With the cooperation of New York Life’s managing partners (who were the delegates at the Partners Meeting), Bruno also tested the new registration system. The MPs agreed to register twice, once through the old system and once through the new system. Again, the new system came through with flying colors.

With its value proven, the software went into full swing at the 2001 Executive Council meeting in October at Opryland. The Executive Council is a major undertaking: 3,200 attendees in four waves. In the past, the department had used an Access database plus Excel files to piece together invitation lists and complete other tasks, such as seating for the Honor Dinner, an 800-person event with very specific constraints. A home-office executive must be seated at each table to act as host, trophy winners must be seated at the front, the offices must be grouped in a certain way, the list goes on. In addition to the seating subtleties, there is a separate dinner for kids, but kids over a certain age are invited to come to the Honor Dinner if they want to.

In other words, there’s plenty of possibility for last-minute changes. "In the past [the planners] had the nightmare of 20 or 30 people standing outside the Honor Dinner while they made changes and tried to seat them," Maddox says. With the new system in place, he says, "There were no changes the day of the dinner."

The fix was twofold. First, the software was customized so that indicators (the attendees’ various honors, which office he or she is from, and so on) could be added to each attendee’s database listing. (Most have multiple indicators, notes Bruno: "That’s where the fun begins.") Then a program was created to prioritize those indicators and come up with the seating plan. That was the heavy lifting.

The second part of the fix was as simple as creating a checklist for attendees to go over at the registration table that verified their guests, activities, and dinner attendance. "It’s a huge report to run," says database manager Kim Quimby, "but it’s great to have the checklist. It’s saved us so much time." Those checklists become part of a daily change sheet that is used to update the database on site.

Both of these innovations have helped del Vecchio’s relationship with his hotel partners as well. "Opryland was an absolute joy for me," he says. "The year before I was doing seating up to 5 p.m. that day and the hotel was on my back: Are the three VIP tables going to be rounds of 10? 12? 8? Now it’s finalized a day ahead of time." Up Next

The department’s latest technological leap was the purchase earlier this year of a Central Reservation System interface. When New York Life works with a travel company on booking group air, the new interface electronically collects travel data from the travel company’s CRS and plugs it into Isis Gold.

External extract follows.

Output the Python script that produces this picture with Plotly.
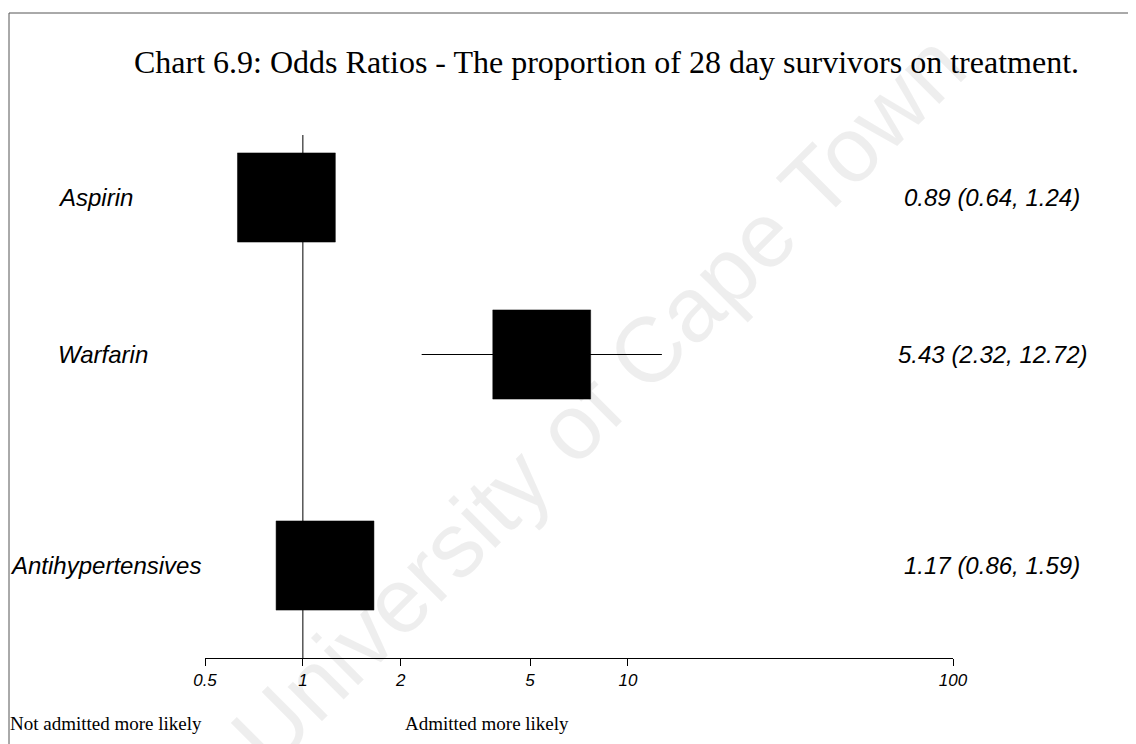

With that in place, the department continues its training on the software. "The biggest ongoing challenge is that we don’t have all of the modules open yet," del Vecchio says. Maddox is still involved, helping the department unbundle all of the software package’s capabilities and put them to work. The budgeting module, for example, will automatically calculate a meeting’s total cost as attendee numbers change and other adjustments are made and will track the history of meeting spending, while the task management module will take novice planners through every step of planning a New York Life meeting. Del Vecchio expects that both will be up and running by 2004.